● Stated exercise: Reproduce the entries word for word, and omit any picture you find in them.

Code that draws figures
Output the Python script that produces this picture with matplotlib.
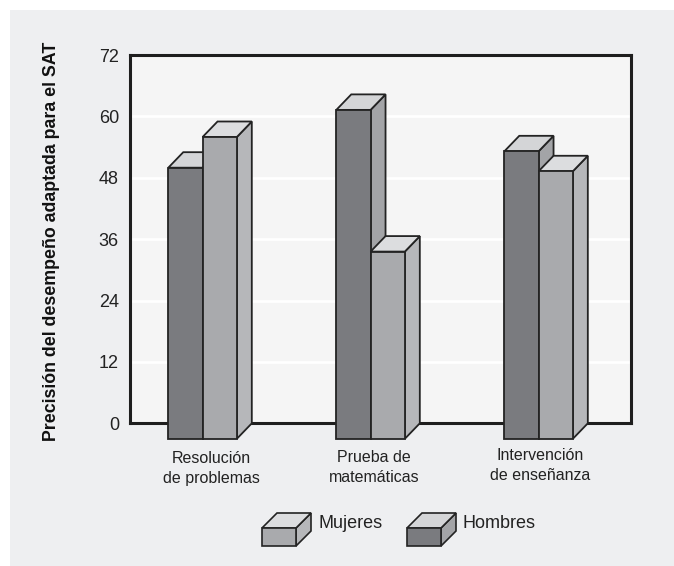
import matplotlib
matplotlib.use("Agg")
import matplotlib.pyplot as plt
from matplotlib.patches import Polygon, Rectangle

plt.rcParams['font.family'] = ['Liberation Sans', 'DejaVu Sans']

categories = ["Resolución\nde problemas", "Prueba de\nmatemáticas", "Intervención\nde enseñanza"]
hombres = [53, 64.3, 56.2]
mujeres = [59, 36.6, 52.3]
y_ticks = [0, 12, 24, 36, 48, 60, 72]
y_label = "Precisión del desempeño adaptada para el SAT"
series_names = ["Mujeres", "Hombres"]

W, H = 674, 566
fig = plt.figure(figsize=(W / 100, H / 100), dpi=100)
fig.patch.set_facecolor("white")

# grey panel behind everything
fig.add_artist(Rectangle((10 / W, 0), 1 - 10 / W, 1 - 10 / H, transform=fig.transFigure,
                         facecolor="#eeeff1", edgecolor="none", zorder=0))

ax_l, ax_r, ax_t, ax_b = 130, 631, 55, 423.3
ax = fig.add_axes([ax_l / W, 1 - ax_b / H, (ax_r - ax_l) / W, (ax_b - ax_t) / H])
ax.set_facecolor("#f5f5f5")
ax.set_xlim(-0.432, 2.55)
ax.set_ylim(0, 72)
ax.set_yticks(y_ticks)
ax.set_yticklabels([str(t) for t in y_ticks], fontsize=13, color="#222222")
ax.tick_params(axis="y", length=0, pad=8)
ax.set_xticks([])
for s in ax.spines.values():
    s.set_linewidth(2.2)
    s.set_color("#1e1e1e")
    s.set_zorder(2.5)
for t in y_ticks[1:-1]:
    ax.axhline(t, color="white", lw=2, zorder=1)

ax.set_ylabel(y_label, fontsize=12.8, fontweight="bold", color="#111111")
ax.yaxis.set_label_coords(-0.14, 0.495)

# 3D bar geometry
bw = 0.204          # bar width in x data units
dx = 0.089          # depth offset, x
dy = 3.03           # depth offset, y
edge = "#232323"
lw = 1.3

styles = {
    "Hombres": dict(front="#7a7b7f", side="#a3a4a7", top="#d4d5d7"),
    "Mujeres": dict(front="#a9aaad", side="#b6b7ba", top="#dcdddf"),
}


def bar3d(left, value, st):
    r = left + bw
    front = Polygon([(left, -dy), (r, -dy), (r, value - dy), (left, value - dy)], closed=True)
    side = Polygon([(r, -dy), (r + dx, 0), (r + dx, value), (r, value - dy)], closed=True)
    top = Polygon([(left, value - dy), (r, value - dy), (r + dx, value), (left + dx, value)], closed=True)
    for p, c in ((side, st["side"]), (top, st["top"]), (front, st["front"])):
        p.set_facecolor(c)
        p.set_edgecolor(edge)
        p.set_linewidth(lw)
        p.set_joinstyle("miter")
        p.set_clip_on(False)
        p.set_zorder(3)
        ax.add_patch(p)


label_dx = [0.05, 0.02, 0.01]
label_y = [-5.5, -5.2, -4.8]
for i, cat in enumerate(categories):
    bar3d(i - bw, hombres[i], styles["Hombres"])
    bar3d(i, mujeres[i], styles["Mujeres"])
    ax.text(i + label_dx[i], label_y[i], cat, ha="center", va="top", fontsize=11.5, color="#222222",
            linespacing=1.4, clip_on=False)

# legend with small 3D boxes, drawn in pixel space
lax = fig.add_axes([0, 0, 1, 1], facecolor="none")
lax.set_xlim(0, W)
lax.set_ylim(H, 0)
lax.axis("off")
for name, x0, tx in (("Mujeres", 262, 318), ("Hombres", 407, 463)):
    st = styles[name]
    bx, by, bwp, bhp, d = x0, 528, 34, 18, 15
    side = Polygon([(bx + bwp, by + bhp), (bx + bwp + d, by + bhp - d), (bx + bwp + d, by - d), (bx + bwp, by)])
    top = Polygon([(bx, by), (bx + bwp, by), (bx + bwp + d, by - d), (bx + d, by - d)])
    front = Polygon([(bx, by), (bx + bwp, by), (bx + bwp, by + bhp), (bx, by + bhp)])
    for p, c in ((side, st["side"]), (top, st["top"]), (front, st["front"])):
        p.set_facecolor(c)
        p.set_edgecolor(edge)
        p.set_linewidth(1.2)
        lax.add_patch(p)
    lax.text(tx, 524, name, ha="left", va="center", fontsize=13, color="#222222")

fig.savefig("out.png", dpi=100)
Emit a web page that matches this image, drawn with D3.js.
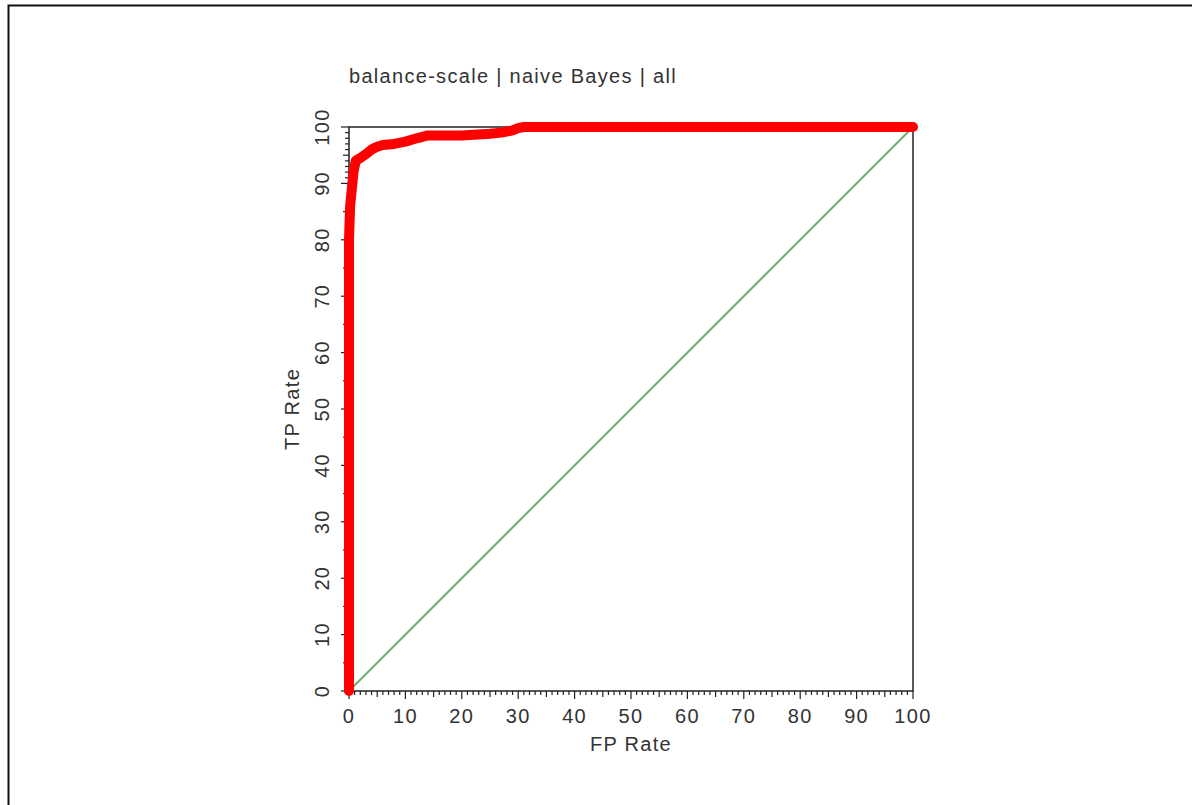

● Reply:
Output the Python script that produces this picture with matplotlib.
import matplotlib
matplotlib.use("Agg")
import matplotlib.pyplot as plt
from matplotlib.patches import Polygon, Rectangle

plt.rcParams['font.family'] = ['Liberation Sans', 'DejaVu Sans']

categories = ["Resolución\nde problemas", "Prueba de\nmatemáticas", "Intervención\nde enseñanza"]
hombres = [53, 64.3, 56.2]
mujeres = [59, 36.6, 52.3]
y_ticks = [0, 12, 24, 36, 48, 60, 72]
y_label = "Precisión del desempeño adaptada para el SAT"
series_names = ["Mujeres", "Hombres"]

W, H = 674, 566
fig = plt.figure(figsize=(W / 100, H / 100), dpi=100)
fig.patch.set_facecolor("white")

# grey panel behind everything
fig.add_artist(Rectangle((10 / W, 0), 1 - 10 / W, 1 - 10 / H, transform=fig.transFigure,
                         facecolor="#eeeff1", edgecolor="none", zorder=0))

ax_l, ax_r, ax_t, ax_b = 130, 631, 55, 423.3
ax = fig.add_axes([ax_l / W, 1 - ax_b / H, (ax_r - ax_l) / W, (ax_b - ax_t) / H])
ax.set_facecolor("#f5f5f5")
ax.set_xlim(-0.432, 2.55)
ax.set_ylim(0, 72)
ax.set_yticks(y_ticks)
ax.set_yticklabels([str(t) for t in y_ticks], fontsize=13, color="#222222")
ax.tick_params(axis="y", length=0, pad=8)
ax.set_xticks([])
for s in ax.spines.values():
    s.set_linewidth(2.2)
    s.set_color("#1e1e1e")
    s.set_zorder(2.5)
for t in y_ticks[1:-1]:
    ax.axhline(t, color="white", lw=2, zorder=1)

ax.set_ylabel(y_label, fontsize=12.8, fontweight="bold", color="#111111")
ax.yaxis.set_label_coords(-0.14, 0.495)

# 3D bar geometry
bw = 0.204          # bar width in x data units
dx = 0.089          # depth offset, x
dy = 3.03           # depth offset, y
edge = "#232323"
lw = 1.3

styles = {
    "Hombres": dict(front="#7a7b7f", side="#a3a4a7", top="#d4d5d7"),
    "Mujeres": dict(front="#a9aaad", side="#b6b7ba", top="#dcdddf"),
}


def bar3d(left, value, st):
    r = left + bw
    front = Polygon([(left, -dy), (r, -dy), (r, value - dy), (left, value - dy)], closed=True)
    side = Polygon([(r, -dy), (r + dx, 0), (r + dx, value), (r, value - dy)], closed=True)
    top = Polygon([(left, value - dy), (r, value - dy), (r + dx, value), (left + dx, value)], closed=True)
    for p, c in ((side, st["side"]), (top, st["top"]), (front, st["front"])):
        p.set_facecolor(c)
        p.set_edgecolor(edge)
        p.set_linewidth(lw)
        p.set_joinstyle("miter")
        p.set_clip_on(False)
        p.set_zorder(3)
        ax.add_patch(p)


label_dx = [0.05, 0.02, 0.01]
label_y = [-5.5, -5.2, -4.8]
for i, cat in enumerate(categories):
    bar3d(i - bw, hombres[i], styles["Hombres"])
    bar3d(i, mujeres[i], styles["Mujeres"])
    ax.text(i + label_dx[i], label_y[i], cat, ha="center", va="top", fontsize=11.5, color="#222222",
            linespacing=1.4, clip_on=False)

# legend with small 3D boxes, drawn in pixel space
lax = fig.add_axes([0, 0, 1, 1], facecolor="none")
lax.set_xlim(0, W)
lax.set_ylim(H, 0)
lax.axis("off")
for name, x0, tx in (("Mujeres", 262, 318), ("Hombres", 407, 463)):
    st = styles[name]
    bx, by, bwp, bhp, d = x0, 528, 34, 18, 15
    side = Polygon([(bx + bwp, by + bhp), (bx + bwp + d, by + bhp - d), (bx + bwp + d, by - d), (bx + bwp, by)])
    top = Polygon([(bx, by), (bx + bwp, by), (bx + bwp + d, by - d), (bx + d, by - d)])
    front = Polygon([(bx, by), (bx + bwp, by), (bx + bwp, by + bhp), (bx, by + bhp)])
    for p, c in ((side, st["side"]), (top, st["top"]), (front, st["front"])):
        p.set_facecolor(c)
        p.set_edgecolor(edge)
        p.set_linewidth(1.2)
        lax.add_patch(p)
    lax.text(tx, 524, name, ha="left", va="center", fontsize=13, color="#222222")

fig.savefig("out.png", dpi=100)
Emit a web page that matches this image, drawn with D3.js.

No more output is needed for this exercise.